As well as being the kit manufacturer of winners Germany, research undertaken by multi-channel marketing agency Threepipe has shown that adidas leads the way in terms of FIFA World Cup Twitter hashtag campaigns.

 

The brand’s #allin campaign was tweeted over one million times throughout the tournament, with rival Nike’s #riskeverything hashtag being mentioned by just 267,000 Twitter users in comparison.

 

adidas’ use of player assets and retail partners including Mesut Ozil, Oscar, World Soccer Shop and Soccer.com to push the campaign meant #allin was used at consistently high levels as the tournament progressed. 

 

Nike’s campaign, which initially saw good levels of engagement, faltered due to a lack of impactful tweets from their talent roster.  adidas also scored with its #ballin campaign, designed to draw attention to the official World Cup Brazuca ball, achieving the fourth highest level of engagement with 104,000 uses. 

 

Coca Cola’s #worldscup was the second most successful hashtag campaign from FIFA Official Partners and Sponsors, with the brand’s established user base across a range of markets engaging with the campaign, delivering 117,000 uses.  Rivals Pepsi largely ignored the World Cup from a Twitter point of view, despite launching a star-studded, interactive video campaign in April.  The brand did have a #futbolnow campaign, run entirely through @Pepsi_Arabia, which garnered just 18,000 mentions.

 

Listerine’s #powertoyourmouth hashtag, despite having exposure to a global audience through pitch-side boards, was used just over 2,000 times, suggesting that fans didn’t find the campaign particularly engaging. Listerine abandoned its #PowerToYourMouth hashtag following Luiz Suarez’s bite on Italy defender Giorgio Chiellini, rather than trying to capitalise on the incident in a humorous way as other brands have done to great effect. 

 

Puma’s #startbelieving was one of the most successful non-partner campaigns, using athletes including Usain Bolt, Mario Balotelli and Dante to great effect, achieving 70,100 uses. 

 

The 2014 FIFA World Cup has generally been regarded as the most ‘social’ World Cup to date.
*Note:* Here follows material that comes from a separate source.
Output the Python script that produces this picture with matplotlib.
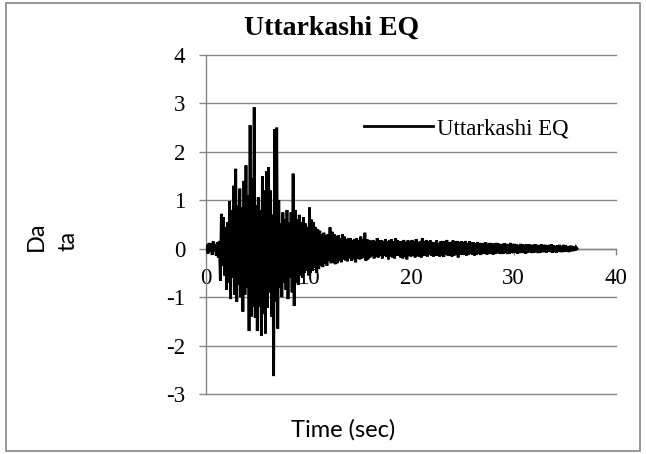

With 35.6 million tweets, the Brazil vs Germany Semi-Final clash is officially the most-discussed single sports game ever on Twitter.

 

During the 90-minute clash, adidas’ #allin campaign had over 17,000 uses alone, with National Sponsor Itau managing to capitalise on the fixture by generating some 3,100 mentions of its #issomudaojogo campaign.

 

In the world of unbranded hashtag campaigns, #worldcup and #worldcup2014 were, unsurprisingly, way out in front with 1.92m and 1.01m respectively.  The power of real-time, quick reactions and humour were highlighted when Tim Howard’s performance against Belgium set Twitter alight, with over 336,000 uses of #thingstimhowardcouldsave.

 

Eddie May, Threepipe Co-Founder, said of the research: “What these results highlight is that simply putting a hashtag in front of a campaign strapline doesn’t magically turn it into a winning social campaign.

 

“The ones that worked well were relevant, simple lines that fans could use in a natural way.  They were also part of a wider brand campaign that was well integrated across channels and markets. 

 

“It helps if you have a roster of big names attached to your campaign, but what some of the unbranded success stories showed is the power of humour and real-time response in getting genuine traction with football fans.”